Climate change winners and losers in Sahel
Earlier this month, I spent a week in Mali, going back to the villages which I have studied for the past 30 years. While international climate negotiators met in Cancun, Mexico, for the UN summit on climate change, I was keen to catch up on how climate change was affecting livelihoods in the West African Sahel.
This year has brought heavy rain to much of the region and with it, a mixed bag of impacts on yields of the local staple crop, millet. For farmers in the Kala region north of Segou in central Mali, the heavy rainfall has been good for the long-cycle sanyo millet, which takes 6–7 months to mature. But the fast-growing souna millet, which matures in 3–4 months, has performed poorly. This is partly due to impoverishment of soils. “When rain falls heavily you need a lot of power in the soil — that power is supplied by animal dung. That’s what creates the heat that supplies energy to the crop,” says local farmer Ganiba Dembele, showing me the yellow leaves of the souna millet. He and other farmers recognise that their plots need to be replenished with dung each year if they are to produce well, particularly in wetter growing conditions. “We’ve increased the size of our fields so much, we can’t get enough dung from our flocks and herds to keep them well-fertilised. It’s lucky we have sanyo to make up the deficit,” he adds.
But if the picture for millet has been mixed, the sesame story has been remarkably positive. Farmers in Mali have been trying out sesame for the past decade and have rapidly expanded their efforts in the past couple of seasons. This growth has been driven by rapidly increasing sesame prices worldwide, driven by soaring demand for sesame seed as an ingredient in Middle Eastern foods, and as an oil seed in China. Demand has been rising so fast that traders have begun visiting distant villages to search for sesame supplies. This means farmers don’t have to take the crop to market themselves.
The crop seems to do well on land that has lain fallow for a few years and so needs no fertiliser to get a good yield. It also seems to thrive in both wet and dry conditions. Many households are now setting aside some of their land to grow sesame, with bigger families harvesting more than two tons this year. Individuals are also investing what little spare time they can find to farm a plot of sesame and boost their income. “Sesame is a really handy source of cash”, explains one farmer, Babani Toungara. “This last year, there were eight new motorbikes bought by people in the village — that gives you a sense of the money it brings in,” he adds. Another farmer, Jiarable Traore, is hoping for 300 kilogrammes from his half-hectare plot.
But with so many people rushing to use their land for sesame, Babani — and others — are worried about the fate of millet. “You can’t eat sesame, so let’s not abandon the food of our fathers,” he says. There are also concerns that people might pursue their individual interests in sesame at the expense of their larger household’s ability to meet its own needs. “If young men spend their evenings farming their private plot, they won’t be full of energy when they need to go out into the household’s field the next morning, will they?” challenges Babani.

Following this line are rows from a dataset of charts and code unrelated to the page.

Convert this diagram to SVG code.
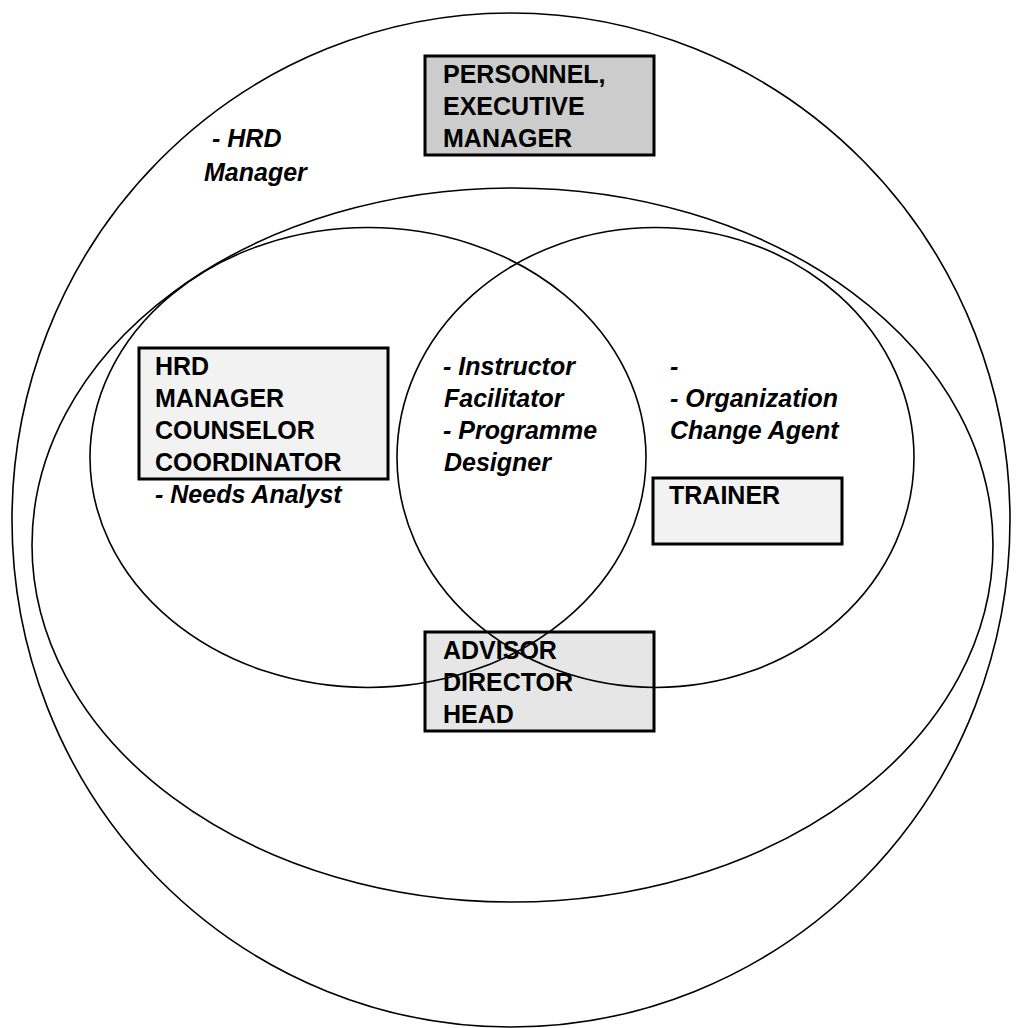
<svg xmlns="http://www.w3.org/2000/svg" width="1019" height="1028" viewBox="0 0 1019 1028">
<style>
.box{stroke:#000;stroke-width:3}
.ring{fill:none;stroke:#000;stroke-width:1.6}
text{font-family:"Liberation Sans",Arial,sans-serif;font-size:25px;font-weight:bold;fill:#000}
.it{font-style:italic}
</style>
<rect width="1019" height="1028" fill="#fff"/>
<g id="personnel">
<rect class="box" x="425" y="56" width="229" height="99" fill="#cccccc"/>
<text x="443" y="83">PERSONNEL,</text>
<text x="443" y="115">EXECUTIVE</text>
<text x="443" y="147">MANAGER</text>
</g>
<g id="hrd-box">
<rect class="box" x="139" y="348" width="249" height="131" fill="#f2f2f2"/>
<text x="155" y="375">HRD</text>
<text x="155" y="407">MANAGER</text>
<text x="155" y="439">COUNSELOR</text>
<text x="155" y="471">COORDINATOR</text>
</g>
<g id="trainer">
<rect class="box" x="653" y="478" width="189" height="66" fill="#f2f2f2"/>
<text x="669" y="504">TRAINER</text>
</g>
<g id="advisor">
<rect class="box" x="425" y="632" width="229" height="99" fill="#e6e6e6"/>
<text x="443" y="659">ADVISOR</text>
<text x="443" y="691">DIRECTOR</text>
<text x="443" y="723">HEAD</text>
</g>
<g id="connectors">
<ellipse id="outer" class="ring" cx="511" cy="520" rx="499" ry="507"/>
<ellipse id="middle" class="ring" cx="512.5" cy="545" rx="480.5" ry="357"/>
<ellipse id="left-circle" class="ring" cx="368" cy="457.5" rx="278" ry="230"/>
<ellipse id="right-circle" class="ring" cx="655.5" cy="457.5" rx="258.5" ry="230"/>
</g>
<g id="hrd-manager-label">
<text class="it" x="212" y="147">- HRD</text>
<text class="it" x="204" y="181">Manager</text>
</g>
<g id="center-label">
<text class="it" x="443" y="375">- Instructor</text>
<text class="it" x="444" y="407">Facilitator</text>
<text class="it" x="443" y="439">- Programme</text>
<text class="it" x="444" y="471">Designer</text>
</g>
<g id="right-label">
<text class="it" x="670" y="375">-</text>
<text class="it" x="670" y="407">- Organization</text>
<text class="it" x="670" y="439">Change Agent</text>
</g>
<g id="needs-label">
<text class="it" x="155" y="503">- Needs Analyst</text>
</g>
</svg>
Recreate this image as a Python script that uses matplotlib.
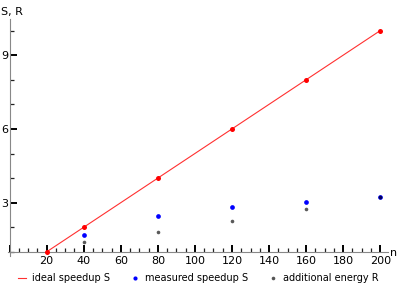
import matplotlib
matplotlib.use("Agg")
import matplotlib.pyplot as plt
from matplotlib.lines import Line2D
from matplotlib.ticker import MultipleLocator

# data
n_ideal = [20, 40, 80, 120, 160, 200]
s_ideal = [1, 2, 4, 6, 8, 10]
n_meas = [40, 80, 120, 160, 200]
s_meas = [1.68, 2.47, 2.83, 3.02, 3.22]
r_energy = [1.42, 1.79, 2.24, 2.76, 3.22]

x_ticks = [0, 20, 40, 60, 80, 100, 120, 140, 160, 180, 200]
x_labels = [""] + [str(v) for v in x_ticks[1:]]
y_ticks = [3, 6, 9]

plt.rcParams['font.family'] = 'DejaVu Sans'
plt.rcParams['font.size'] = 8

fig = plt.figure(figsize=(3.99, 2.88), dpi=100)
ax = fig.add_axes([0.0193, 0.111, 0.9524, 0.823])

ax.plot(n_ideal[:1] + n_ideal[-1:], s_ideal[:1] + s_ideal[-1:], color='#ff3030', lw=0.8, zorder=2)
ax.plot(n_ideal, s_ideal, 'o', color='red', ms=3.6, mec='none', zorder=3)
ax.plot(n_meas, s_meas, 'o', color='#0000ff', ms=3.4, mec='none', zorder=3)
ax.plot(n_meas, r_energy, 'o', color='black', alpha=0.65, ms=2.6, mec='none', zorder=4)

ax.set_xlim(-1, 204)
ax.set_ylim(0.83, 10.47)

for s in ['top', 'right']:
    ax.spines[s].set_visible(False)
ax.spines['left'].set_position(('data', 0))
ax.spines['bottom'].set_position(('data', 1))
for s in ['left', 'bottom']:
    ax.spines[s].set_color('#888888')
    ax.spines[s].set_linewidth(0.8)

ax.set_xticks(x_ticks)
ax.set_xticklabels(x_labels)
ax.xaxis.set_minor_locator(MultipleLocator(5))
ax.set_yticks(y_ticks)
ax.set_yticklabels([str(v) for v in y_ticks])
ax.yaxis.set_minor_locator(MultipleLocator(1))

ax.tick_params(which='major', direction='in', length=5.3, width=1.4, color='black', labelsize=8)
ax.tick_params(which='minor', direction='in', length=2.6, width=0.9, color='#222222')
ax.tick_params(axis='x', which='major', pad=3)
ax.tick_params(axis='y', which='major', pad=1)

fig.text(0.002, 0.975, "S, R", ha='left', va='top', fontsize=8)
fig.text(0.978, 0.122, "n", ha='left', va='center', fontsize=8)

handles = [
    Line2D([], [], color='#ff3030', lw=0.8),
    Line2D([], [], ls='none', marker='o', color='#0000ff', ms=3.0, mec='none'),
    Line2D([], [], ls='none', marker='o', color='#555555', ms=2.6, mec='none'),
]
labels = ["ideal speedup S", "measured speedup S", "additional energy R"]
fig.legend(handles, labels, loc='center', bbox_to_anchor=(0.497, 0.035), ncol=3,
           frameon=False, fontsize=7, handlelength=0.8, handletextpad=0.6,
           columnspacing=2.2, borderpad=0)

fig.savefig("out.png", dpi=100)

Seizing new market opportunities and balancing collective versus individual interests are key features of managing survival in the uncertain climatic and economic environment of the West African Sahel. Risk and change are constant elements in strategies for making ends meet and doing well. Sesame is the crop of the moment for farmers in the Kala and, whatever climate change holds in store for the Sahel, at least for now market prospects are booming.